There are a few possible outcomes as countries search for data sovereignty:

Prevent all data flow, essentially disconnecting from the global internet. (Unlikely.)
Countries create coalitions for certains types of data, such as personal data. (Much more likely.)
Create a “Federated Data Infrastructure,” essentially a club of clouds, whose members have to comply with a set of rules and standards. Then a single über-cloud could be contructed, consisting of multiple clouds, minimizing lock-in, and probably allowing firms to move data and computing workloads between rival clouds more easily. (Less likely but intriguing.)

Who will benefit most from the data economy?

A primary challenge of the data economy is the distribution of wealth. It is already very unequal. Size begets size, largely due to network effects, allowing the top tech corporations to reap the majority of profits from data. This is not only a tech company issue.

As the data economy expands, the dynamics effecting the unequal benefits from data in the tech industry will increasingly apply to non-tech companies and probably even countries. America and China account for 90% of the market capitalisation of the world’s 70 largest platforms, according to The Economist, which implies other countries may not benefit from the raw data they are providing.

The biggest issue may be the distribution of capital across workers. As the data economy grows, more manual data work will be required across more workers, but capital may not be distributed commensurately to those additional workers. They may become systematically undervalued.
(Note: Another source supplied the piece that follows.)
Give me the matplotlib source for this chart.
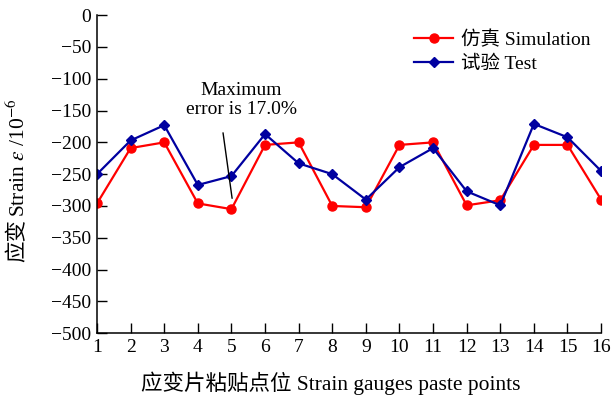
import numpy as np
from matplotlib import pyplot as plt

plt.rcParams['font.family'] = ['Liberation Serif', 'Noto Sans CJK SC']
plt.rcParams['mathtext.fontset'] = 'stix'
plt.rcParams['font.size'] = 14

# Data
points = list(range(1, 17))
simulation = [-296, -209, -200, -296, -305, -204, -200, -300, -302, -204, -200, -299, -291, -204, -204, -290]
test = [-250, -197, -173, -267, -253, -187, -233, -250, -290, -239, -209, -277, -299, -171, -192, -245]

fig = plt.figure(figsize=(6.14, 3.99), dpi=100)
ax = fig.add_axes([0.158, 0.165, 0.821, 0.797])

ax.plot(points, simulation, color="#ff0000", marker="o", markersize=6.5, linewidth=1.6, label="仿真 Simulation")
ax.plot(points, test, color="#0000a0", marker="D", markersize=5, linewidth=1.6, label="试验 Test")

# Annotation: max error
ax.annotate("", xy=(5.02, -288), xytext=(4.75, -185),
            arrowprops=dict(arrowstyle="-", color="black", linewidth=1,
                            shrinkA=0, shrinkB=0))
ax.text(5.29, -162, "Maximum\nerror is 17.0%", ha="center", va="bottom",
        linespacing=1.15)

ax.set_xlim(1, 16)
ax.set_ylim(-500, 0)
ax.set_xticks(points)
ax.set_yticks(np.arange(-500, 1, 50))
ax.tick_params(direction="in", length=7, width=1, pad=4)
ax.spines["top"].set_visible(False)
ax.spines["right"].set_visible(False)
for s in ["left", "bottom"]:
    ax.spines[s].set_linewidth(1.1)

ax.set_xlabel("应变片粘贴点位 Strain gauges paste points", fontsize=15.5)
ax.xaxis.set_label_coords((331 - 97) / 504, -0.122)

# y label in two pieces (CJK + math)
fig.text(0.03, 0.456, "Strain $\\varepsilon$ /10$^{-6}$", rotation=90, ha="center", va="bottom",
         fontsize=15.5)
fig.text(0.03, 0.45, "应变", rotation=90, ha="center", va="top", fontsize=15.5)

ax.legend(loc="upper right", bbox_to_anchor=(1.01, 1.0), frameon=False, handlelength=2.0,
          handletextpad=0.4, labelspacing=0.3, borderpad=0.3)

fig.savefig("out.png", dpi=100)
There have been proposed solutions. Using a “digital dividend” on tech giants and dispursing the money to citizens would burden the data economy. Giving people property rights to personal data would create unmanageable complexity to navigate for many and doesn’t acknowledge that more than one person may have rights to a set of personal data. Collective control of data may be the optimal solution, acting like a trade union on behalf of citizens and distributing the proceeds. Don’t expect an immediate solution - the mechanisms and institutions will take time to build.